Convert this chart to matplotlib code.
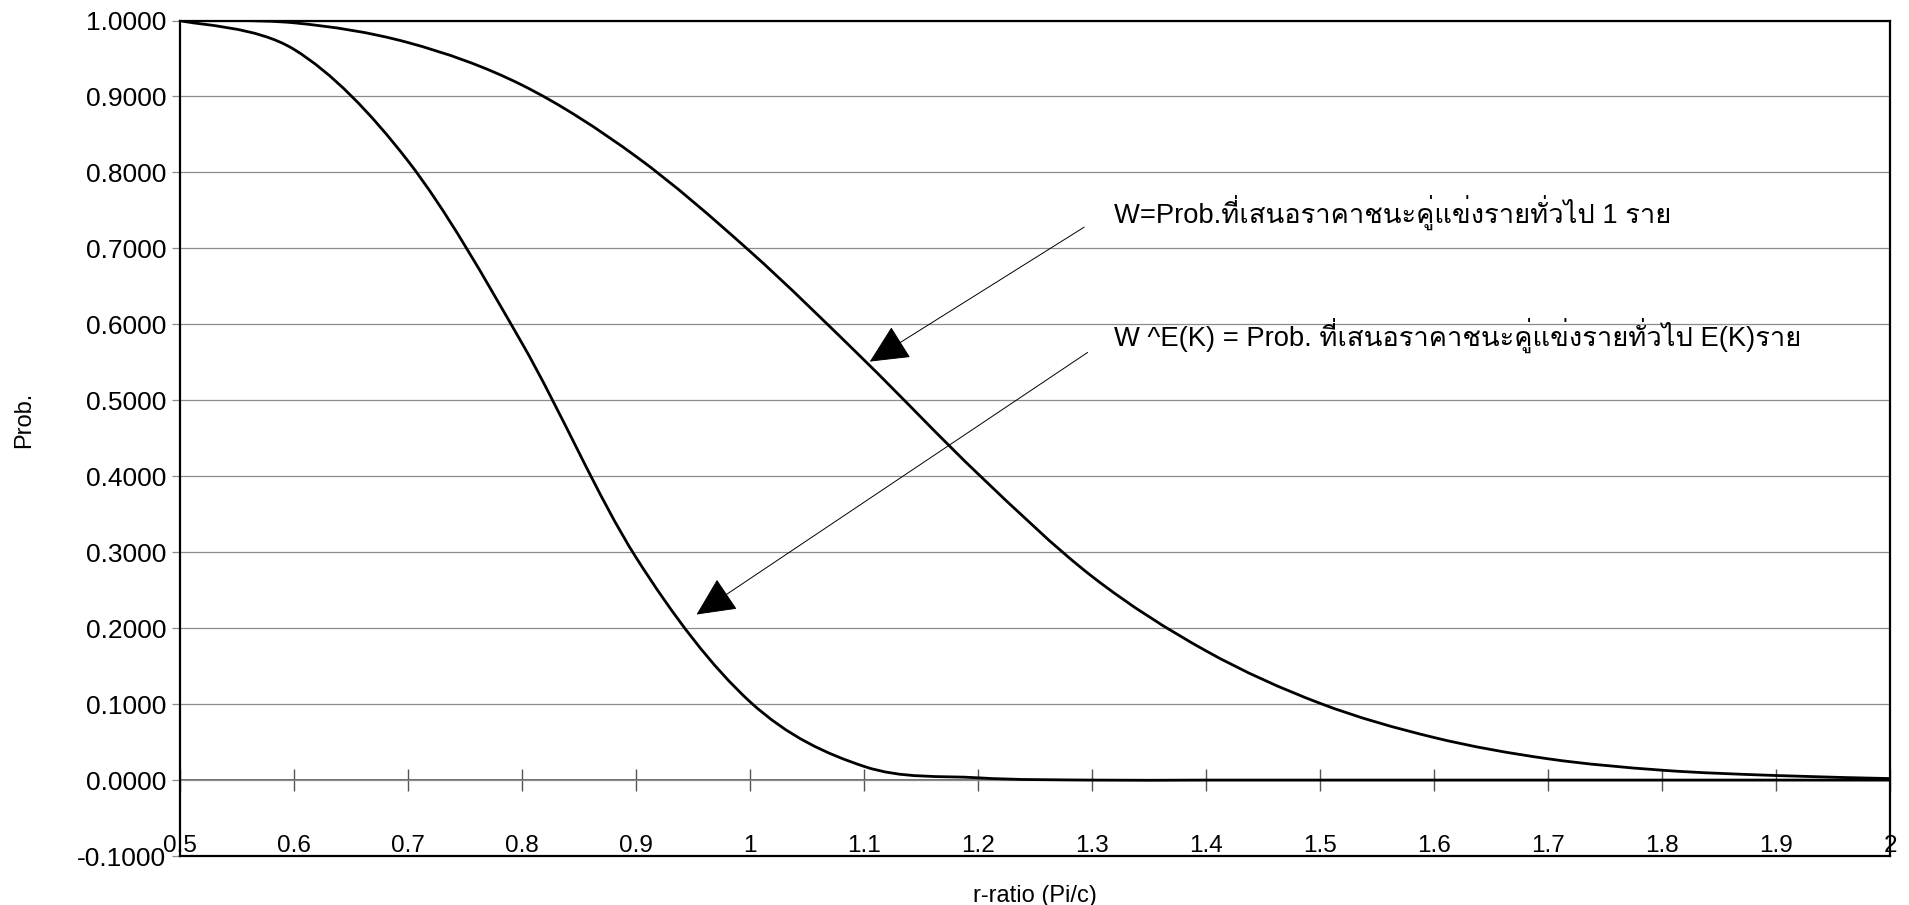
import matplotlib
matplotlib.use("Agg")
import matplotlib.pyplot as plt
from matplotlib import font_manager as fm
from matplotlib import ft2font
from matplotlib.path import Path
from matplotlib.patches import PathPatch
from matplotlib.ticker import FormatStrFormatter, MultipleLocator

# r-ratio sample points and the two probability curves
r_ratio = [0.5, 0.6, 0.7, 0.8, 0.9, 1.0, 1.1, 1.2,
           1.3, 1.4, 1.5, 1.6, 1.7, 1.8, 1.9, 2.0]
w_one = [1.000, 0.997, 0.971, 0.915, 0.821, 0.696, 0.553, 0.403,
         0.268, 0.170, 0.101, 0.056, 0.028, 0.013, 0.006, 0.002]
w_ek = [1.000, 0.962, 0.815, 0.575, 0.293, 0.103, 0.018, 0.003,
        0.000, 0.000, 0.000, 0.000, 0.000, 0.000, 0.000, 0.000]

label_one = "W=Prob.ที่เสนอราคาชนะคู่แข่งรายทั่วไป 1 ราย"
label_ek = "W ^E(K) = Prob. ที่เสนอราคาชนะคู่แข่งรายทั่วไป E(K)ราย"


def thai_font():
    # first installed font that actually carries Thai glyphs
    for f in fm.fontManager.ttflist:
        try:
            if 0x0E17 in ft2font.FT2Font(f.fname).get_charmap():
                return f.name
        except Exception:
            pass
    return "DejaVu Sans"


def smooth_line(ax, xs, ys, **kw):
    # spreadsheet-style smoothed line: cubic bezier through every point
    pts = list(zip(xs, ys))
    verts = [pts[0]]
    codes = [Path.MOVETO]
    for i in range(len(pts) - 1):
        p0 = pts[max(i - 1, 0)]
        p1 = pts[i]
        p2 = pts[i + 1]
        p3 = pts[min(i + 2, len(pts) - 1)]
        c1 = (p1[0] + (p2[0] - p0[0]) / 6, p1[1] + (p2[1] - p0[1]) / 6)
        c2 = (p2[0] - (p3[0] - p1[0]) / 6, p2[1] - (p3[1] - p1[1]) / 6)
        verts += [c1, c2, p2]
        codes += [Path.CURVE4] * 3
    ax.add_patch(PathPatch(Path(verts, codes), fill=False, **kw))


fams = ["Liberation Sans", thai_font(), "DejaVu Sans"]
plt.rcParams["font.family"] = fams

fig = plt.figure(figsize=(19.09, 9.05), dpi=100)
ax = fig.add_axes([0.0943, 0.0541, 0.8959, 0.9232])

smooth_line(ax, r_ratio, w_one, edgecolor="black", lw=2.0, capstyle="round")
smooth_line(ax, r_ratio, w_ek, edgecolor="black", lw=2.0, capstyle="round")

ax.set_xlim(0.5, 2.0)
ax.set_ylim(-0.1, 1.0)
ax.yaxis.set_major_locator(MultipleLocator(0.1))
ax.yaxis.set_major_formatter(FormatStrFormatter("%.4f"))
ax.xaxis.set_major_locator(MultipleLocator(0.1))
ax.xaxis.set_major_formatter(FormatStrFormatter("%g"))

ax.grid(axis="y", color="#8c8c8c", lw=0.9)
ax.set_axisbelow(True)
for s in ax.spines.values():
    s.set_color("black")
    s.set_linewidth(1.6)

ax.tick_params(axis="y", direction="out", length=6, width=0.9, color="#8c8c8c",
               labelsize=19, pad=4)
ax.tick_params(axis="x", length=0, labelsize=17.5, pad=-15.5)

# value axis crossing at zero with its own tick marks
zero_axis = ax.secondary_xaxis(0.1 / 1.1)
zero_axis.xaxis.set_major_locator(MultipleLocator(0.1))
zero_axis.tick_params(direction="inout", length=16, width=1.0, color="#555555",
                      labelbottom=False)
zero_axis.spines["bottom"].set_color("#555555")
zero_axis.spines["bottom"].set_linewidth(1.2)

ax.set_xlabel("r-ratio (Pi/c)", fontsize=17)
ax.set_ylabel("Prob.", fontsize=17)
ax.xaxis.set_label_coords(0.5, -0.035)
ax.yaxis.set_label_coords(-0.085, 0.522)

arrow = dict(arrowstyle="-|>,head_length=1.25,head_width=0.6", mutation_scale=20,
             color="black", lw=0.7, shrinkA=0, shrinkB=0)
ax.annotate("", xy=(1.105, 0.551), xytext=(1.293, 0.728), arrowprops=arrow)
ax.annotate("", xy=(0.953, 0.218), xytext=(1.296, 0.563), arrowprops=arrow)

ax.text(1.319, 0.748, label_one, fontsize=19.7, va="center", ha="left")
ax.text(1.319, 0.585, label_ek, fontsize=19.7, va="center", ha="left")

fig.savefig("out.png", dpi=100)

____

- GIVEN REQUEST: Quote, exactly and only, the lines from the first line of the data above through the line containing "from matplotlib.ticker import". The pictures do not belong in it.

- RESULT OF THE TASK:
Convert this chart to matplotlib code.
import matplotlib
matplotlib.use("Agg")
import matplotlib.pyplot as plt
from matplotlib import font_manager as fm
from matplotlib import ft2font
from matplotlib.path import Path
from matplotlib.patches import PathPatch
from matplotlib.ticker import FormatStrFormatter, MultipleLocator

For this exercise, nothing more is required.